The university is especially gifted for such a task. Although obviously not remote from the pressures of business and military and politicians, it has just that margin of leeway, just that tradition of truth-telling (however violated in practice) that can enable it to become a spokesman for change.
This will require holding up before society forgotten visions, lost utopias, unfulfilled dreams--badly needed in this age of cynicism. Those outside the university who might act for change are deterred by pessimism. A bit of historical perspective, some recapitulation of the experience of social movements in other times, other places, while not wholly cheering, can at least suggest possibilities.
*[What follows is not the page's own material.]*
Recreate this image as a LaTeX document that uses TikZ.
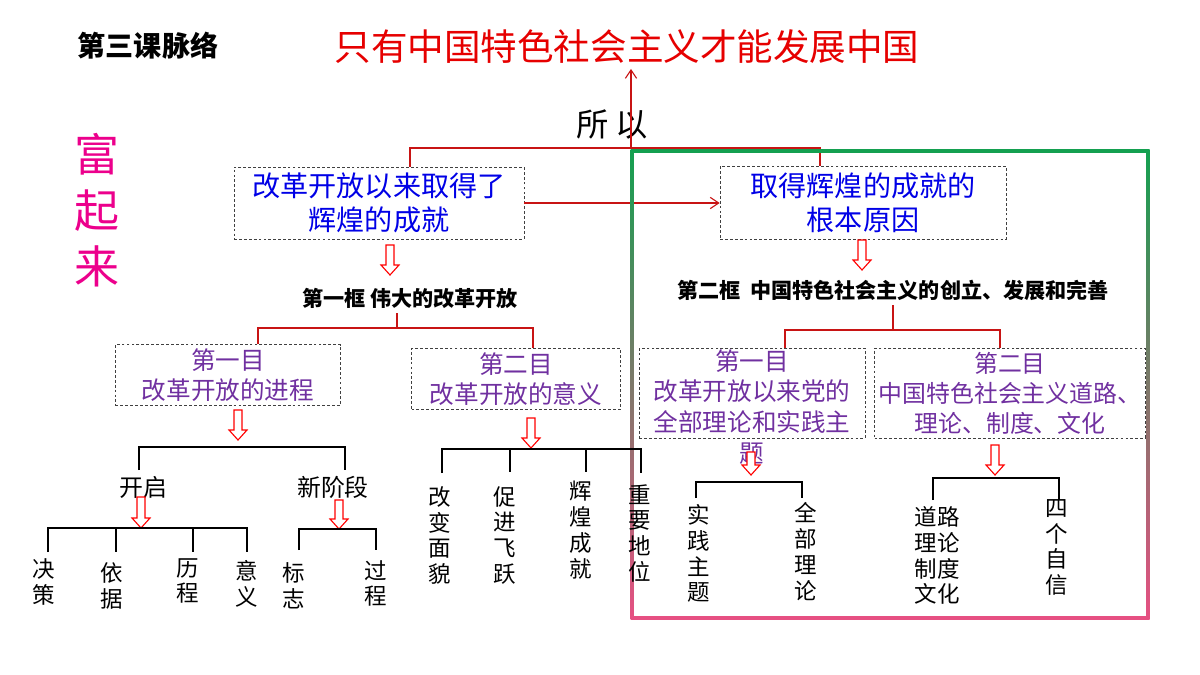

Along with inspirational visions, we will need specific schemes for accomplishing important purposes, which can then be laid before the groups that can use them. Let the economists work out a plan for free food, instead of advising the Federal Reserve Board on interest rates. Let the political scientists work out insurgency tactics for the poor, rather than counter-insurgency tactics for the military. Let the historians instruct us or inspire us, from the data of the past, rather than amusing us, boring us, or deceiving us. Let the scientists figure out and lay before the public plans on how to make autos safe, cities beautiful, air pure. Let all social scientists work on modes of change instead of merely describing the world that is, so that we can make the necessary revolutionary alterations with the least disorder.
I am not sure what a revolution in the academy will look like, any more than I know what a revolution in the society will look like. I doubt that it will take the form of some great cataclysmic event. More likely, it will be a process, with periods of tumult and of quiet, in which we will,
here and there, by ones and twos and tens, create pockets of concern inside old institutions, transforming them from within. There is no great day of reckoning to work toward. Rather, we must begin now to liberate those patches of ground on which we stand--to "vote" for a new world (as Thoreau suggested) with our whole selves all the time, rather than moments carefully selected by others.
Thus, we will be acting out the beliefs that always moved us humans but rarely as scholars. To do that, we will need to defy the professional mythology that has kept us on the tracks of custom, our eyes averted (except for moments of charity) from the cruelty on all sides. We will be taking seriously for the first time the words of the great poets and philosophers whom we love to quote but not to emulate. We will be doing this, not in the interest of the rich and powerful, or in behalf of our own careers, but for those who have never had a chance to read poetry or study philosophy, who so far have had to strive alone just to stay warm in winter, to stay alive through the calls for war.